Although canker is most common in horses kept in wet environmental conditions, it can also occur in horses in clean, dry environments that receive regular hoof care. [7]


The initial appearance of canker is a pale growth near the base of the frog that has well-defined edges. [1] The tissue usually bleeds easily when damaged.

Some owners may mistake early canker for thrush. [7] However, studies show that canker typically gets worse when thrush treatments are applied, and the delay in treatment can increase the risk of canker recurrence by up to 13 times. [8]

Canker is most common in the hind feet, although front feet can also be affected. [2]

As canker progresses, symptoms may include: [1][7]

  • Foul odor to the hoof
  • Ragged appearance of the frog with numerous fronds on the surface
  • Soft, white, cauliflower-like material on or near the frog
  • Cottage cheese-like exudate over the affected tissues
  • Pain on palpation of the affected tissues
  • Lameness

In severe cases, the canker tissue may spread to other locations on the hoof, including the sole, bars, and hoof wall. [7] Some horses may have multiple affected hooves. [7]

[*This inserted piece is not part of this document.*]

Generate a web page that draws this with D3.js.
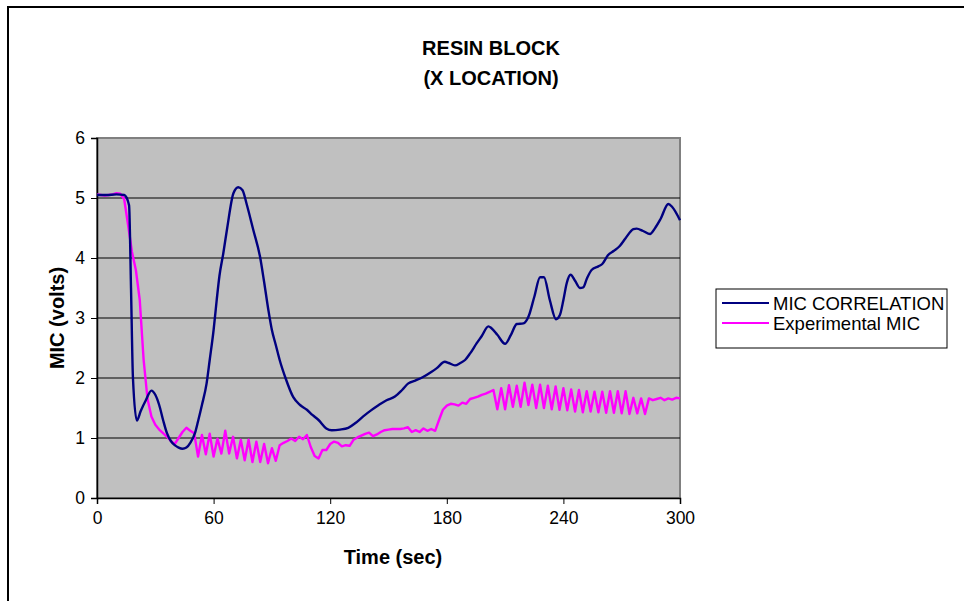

A veterinarian can typically diagnose canker based on an examination of the hoof and the appearance of the proliferating tissues near the frog. [1]

In some cases, a biopsy of the tissue may be submitted to a diagnostic laboratory to confirm the diagnosis. [1] Under the microscope, the diagnostician can see a thin layer of defective epidermis, the tissue producing the keratin layer of the hoof. [2]


Treatment of canker can be challenging, particularly in severely affected cases. The mainstays of treatment are debridement of the affected tissue, topical treatment, steroid treatment, and wound support.


Debridement refers to removal of affected tissue to prevent further growth and development.

Veterinarians start by trimming the rest of the hoof, to remove any excess sole and to identify the extent of the canker. [7] In some cases, additional canker tissue can extend into the bars and sole next to the frog, which may be missed if the hoof is not trimmed beforehand. [7]

Canker debridement requires local anesthesia using an abaxial sesamoid nerve block, which blocks the horse’s feeling to their entire foot. [7] Some horses may require general anesthesia depending on their temperament.

The veterinarian may also apply a tourniquet to the lower leg, to reduce blood flow to the hoof. Since canker tissue often bleeds profusely, this step can prevent excessive blood from blocking the veterinarian’s view of the hoof surface. [7]

The veterinarian begins debridement by carefully removing any abnormal tissue using a hoof knife or scalpel, cutting the tissue back until the normal tissue underneath is exposed. [7] In most cases, an area of normal-appearing tissue around the canker is also extracted, to ensure complete removal. [9]

As the surgical site heals, it should be carefully monitored for any signs of abnormal tissue growth. Some horses may require an additional debridement treatment to completely remove canker. [7][9]

Maggot Debridement Therapy

There is a case report of using maggots to debride canker in a Thoroughbred. [10] Human medicine successfully uses maggots as part of debridement protocols.